Atlan arrives at this ethics by recognizing how different modes of knowledge must remain in dialogue just as they must remain distinct. The reality of the person is not grounded in facts -- biological or psychological -- but rather in a fuller reality of experience, relationships, history, and belief. This vision of the person, residing at these interfaces, exemplifies his style of philosophy, one that draws its strength from his ability to synthesize diverse discourses -- ranging from biology to interpretations of Biblical stories and Hebrew language. (Of note, The Sparks of Randomness freely interpolates biology and ancient Midrash around the themes considered here, but with a much fuller development of determinist trends in Jewish thought as a repository for understanding moral and legal responsibility in the absence of free will.)

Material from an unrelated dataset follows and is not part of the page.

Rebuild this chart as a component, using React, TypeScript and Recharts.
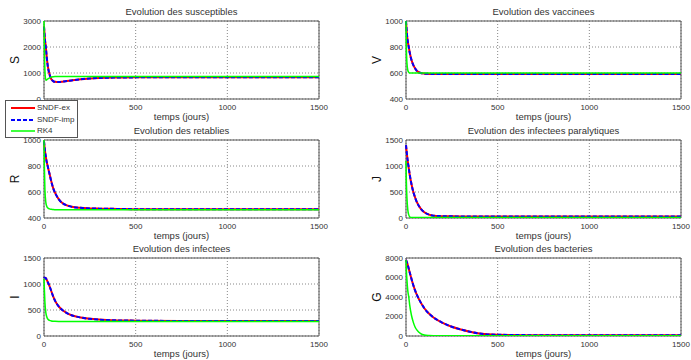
import { LineChart, Line, XAxis, YAxis, CartesianGrid, ReferenceArea } from 'recharts';

// time points (jours) shared by every series
const T = [0, 2, 5, 10, 15, 20, 30, 40, 50, 60, 80, 100, 125, 150, 200, 250, 300, 400, 500, 750, 1000, 1500];

const sEx = [2800, 2600, 2300, 2000, 1600, 1300, 950, 760, 690, 660, 650, 665, 690, 715, 760, 790, 810, 825, 832, 835, 835, 835];
const sImp = [2780, 2590, 2290, 1990, 1600, 1300, 950, 760, 690, 660, 650, 665, 690, 715, 760, 790, 810, 825, 832, 835, 835, 835];
const sRk = [3000, 2000, 1100, 720, 740, 770, 810, 840, 855, 865, 870, 870, 870, 870, 870, 870, 870, 870, 870, 870, 870, 870];

const vEx = [1000, 960, 900, 840, 800, 760, 700, 660, 635, 615, 600, 595, 593, 592, 592, 592, 592, 592, 592, 592, 592, 592];
const vImp = [1000, 960, 900, 840, 800, 760, 700, 660, 635, 615, 600, 595, 593, 592, 592, 592, 592, 592, 592, 592, 592, 592];
const vRk = [1000, 800, 680, 620, 605, 600, 600, 600, 600, 600, 600, 600, 600, 600, 600, 600, 600, 600, 600, 600, 600, 600];

const rEx = [990, 960, 920, 870, 830, 800, 740, 680, 630, 595, 545, 515, 497, 487, 478, 474, 472, 470, 468, 468, 468, 468];
const rImp = [990, 960, 920, 870, 830, 800, 740, 680, 630, 595, 545, 515, 497, 487, 478, 474, 472, 470, 468, 468, 468, 468];
const rRk = [1000, 800, 620, 520, 490, 478, 470, 467, 465, 464, 463, 463, 463, 463, 463, 463, 463, 463, 463, 463, 463, 463];

const jEx = [1400, 1330, 1230, 1080, 960, 840, 650, 500, 390, 300, 180, 110, 65, 45, 35, 32, 30, 30, 30, 30, 30, 30];
const jImp = [1400, 1330, 1230, 1080, 960, 840, 650, 500, 390, 300, 180, 110, 65, 45, 35, 32, 30, 30, 30, 30, 30, 30];
const jRk = [1100, 700, 400, 150, 60, 25, 10, 8, 8, 8, 8, 8, 8, 8, 8, 8, 8, 8, 8, 8, 8, 8];

const iEx = [1110, 1120, 1120, 1110, 1080, 1040, 960, 860, 760, 680, 570, 500, 440, 400, 355, 330, 315, 300, 295, 290, 290, 290];
const iImp = [1110, 1120, 1120, 1110, 1080, 1040, 960, 860, 760, 680, 570, 500, 440, 400, 355, 330, 315, 300, 295, 290, 290, 290];
const iRk = [1100, 900, 650, 450, 370, 330, 300, 290, 285, 282, 280, 280, 280, 280, 280, 280, 280, 280, 280, 280, 280, 280];

const gEx = [7800, 7700, 7550, 7250, 6900, 6550, 5850, 5200, 4650, 4200, 3450, 2850, 2300, 1900, 1350, 950, 670, 260, 130, 80, 70, 70];
const gImp = [7800, 7700, 7550, 7250, 6900, 6550, 5850, 5200, 4650, 4200, 3450, 2850, 2300, 1900, 1350, 950, 670, 260, 130, 80, 70, 70];
const gRk = [7800, 6800, 5800, 4600, 4000, 3200, 2100, 1400, 900, 600, 250, 100, 50, 30, 20, 20, 20, 20, 20, 20, 20, 20];

const xTicks = [0, 500, 1000, 1500];

const FONT = '"Liberation Sans", Arial, sans-serif';
const TXT = '#333';

type PanelProps = {
  left: number;
  top: number;
  title: string;
  ylabel: string;
  domain: [number, number];
  yTicks: number[];
  ex: number[];
  imp: number[];
  rk: number[];
};

function Panel({ left, top, title, ylabel, domain, yTicks, ex, imp, rk }: PanelProps) {
  const data = T.map((t, i) => ({ t, ex: ex[i], imp: imp[i], rk: rk[i] }));
  return (
    <div style={{ position: 'absolute', left, top, width: 345, height: 123 }}>
      <div style={{ position: 'absolute', left: 44, top: 5.5, width: 275, textAlign: 'center', fontSize: 9.5, lineHeight: '12px', color: TXT }}>
        {title}
      </div>
      <LineChart width={345} height={123} data={data} margin={{ top: 21, right: 26, bottom: 0, left: 0 }}>
        <CartesianGrid stroke="#888" strokeDasharray="1 2" />
        <ReferenceArea x1={0} x2={1500} y1={domain[0]} y2={domain[1]} fill="none" stroke="#555" strokeWidth={1} />
        <XAxis
          dataKey="t"
          type="number"
          domain={[0, 1500]}
          ticks={xTicks}
          height={24}
          tickLine={false}
          axisLine={false}
          tickSize={3}
          tickMargin={2}
          tick={{ fontSize: 8, fill: TXT, fontFamily: FONT }}
        />
        <YAxis
          type="number"
          domain={domain}
          ticks={yTicks}
          width={44}
          tickLine={false}
          axisLine={false}
          tickSize={2}
          tickMargin={1}
          allowDataOverflow
          tick={{ fontSize: 8, fill: TXT, fontFamily: FONT }}
        />
        <Line type="monotone" dataKey="ex" stroke="#ff0000" strokeWidth={2} dot={false} isAnimationActive={false} />
        <Line type="monotone" dataKey="imp" stroke="#0000ff" strokeWidth={2} strokeDasharray="4 2" dot={false} isAnimationActive={false} />
        <Line type="monotone" dataKey="rk" stroke="#00ff00" strokeWidth={1.5} dot={false} isAnimationActive={false} />
      </LineChart>
      <div style={{ position: 'absolute', left: 44, top: 111, width: 275, textAlign: 'center', fontSize: 9.5, lineHeight: '12px', color: TXT }}>
        temps (jours)
      </div>
      <div
        style={{
          position: 'absolute',
          left: 15,
          top: 60,
          fontSize: 12,
          lineHeight: '12px',
          color: '#111',
          transform: 'translate(-50%, -50%) rotate(-90deg)',
        }}
      >
        {ylabel}
      </div>
    </div>
  );
}

function LegendBox() {
  const items = [
    { name: 'SNDF-ex', color: '#ff0000', dash: undefined, w: 2 },
    { name: 'SNDF-imp', color: '#0000ff', dash: '4 2', w: 2 },
    { name: 'RK4', color: '#00ff00', dash: undefined, w: 1.5 },
  ];
  return (
    <div
      style={{
        position: 'absolute',
        left: 5,
        top: 100,
        width: 71,
        height: 36,
        background: '#fff',
        border: '1px solid #555',
      }}
    >
      {items.map((it, i) => (
        <div key={it.name} style={{ position: 'absolute', left: 0, top: 1 + i * 11.5, height: 12, display: 'flex', alignItems: 'center' }}>
          <svg width={31} height={12} style={{ display: 'block' }}>
            <line x1={5} x2={29} y1={6} y2={6} stroke={it.color} strokeWidth={it.w} strokeDasharray={it.dash} />
          </svg>
          <span style={{ fontSize: 8, color: TXT, lineHeight: '12px' }}>{it.name}</span>
        </div>
      ))}
    </div>
  );
}

export default function App() {
  return (
    <div style={{ position: 'absolute', left: 0, top: 0, width: 691, height: 360, background: '#fff', fontFamily: FONT, overflow: 'hidden' }}>
      <Panel left={0} top={0} title="Evolution des susceptibles" ylabel="S" domain={[0, 3000]} yTicks={[0, 1000, 2000, 3000]} ex={sEx} imp={sImp} rk={sRk} />
      <Panel left={362} top={0} title="Evolution des vaccinees" ylabel="V" domain={[400, 1000]} yTicks={[400, 600, 800, 1000]} ex={vEx} imp={vImp} rk={vRk} />
      <Panel left={0} top={119} title="Evolution des retablies" ylabel="R" domain={[400, 1000]} yTicks={[400, 600, 800, 1000]} ex={rEx} imp={rImp} rk={rRk} />
      <Panel left={362} top={119} title="Evolution des infectees paralytiques" ylabel="J" domain={[0, 1500]} yTicks={[0, 500, 1000, 1500]} ex={jEx} imp={jImp} rk={jRk} />
      <Panel left={0} top={237} title="Evolution des infectees" ylabel="I" domain={[0, 1500]} yTicks={[0, 500, 1000, 1500]} ex={iEx} imp={iImp} rk={iRk} />
      <Panel left={362} top={237} title="Evolution des bacteries" ylabel="G" domain={[0, 8000]} yTicks={[0, 2000, 4000, 6000, 8000]} ex={gEx} imp={gImp} rk={gRk} />
      <LegendBox />
    </div>
  );
}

In conclusion, at age 80, Atlan has remained loyal to his own agenda, eschewing the calls of French existentialists and the postmodernists who followed to connect his work to the philosophical tradition of Bachelard and Canguilhelm, which may be broadly characterized as an attempt to draw the fullest philosophical conclusions from the science of the day. Atlan has conceived his own project along these lines while carefully avoiding the seductions of over-extending conclusions from the laboratory to misguided extrapolations in different spheres of thought. He easily moves between the scientific and the technical, the philosophical and the poetic, and he does so ever aware that while these languages must co-exist, they may (but should not) be confounded, for "the perception of reality is always pregnant with the imaginary, but the latter never takes the former's place; where the rationalities of science and of myth can subsist side by side without being confused and can criticize each other" (p. 255). In Enlightenment to Enlightenment (SUNY 1993), Atlan offered an extended argument about the legitimacy of different forms of knowledge and illustrated how easily they were conflated and erroneously employed when misapplied from one domain to another:

an anthropology of knowledge remains possible; but instead of being an explanatory and unifying meta-theory, it becomes the locus of dia­logue between contradictory conceptual frameworks that determine dif­ferent modes of defining what makes a fact a fact, different theories and different criteria of relevance. Even though criteria of truth can function in each of these frameworks, no single criterion traverses all of them. In terms of our own discussion, even though each game has its rules, there is no unique rule for playing with the games. (Atlan 1993, p. 370)

Accordingly, reality becomes a refraction of different ways of seeing and being, of organizing randomness and creating different forms of order.

In sum, as if such a summation is fair to the diversity of his thought, Atlan has re-captured Spinoza's dialectic of Natura naturans and Natura naturata that recognizes, in principle, that a multiplicity of forms, descriptions, and explanations are required to capture reality. So, instead of a singular epistemological strategy or disciplinary knowledge base, Atlan celebrates how a collective of diverse perspectives offer insights not available from any one of the refractions alone. Putatively, in their syntheses, novelty should appear. Reading Atlan, this intuition is amply confirmed and richly rewarded.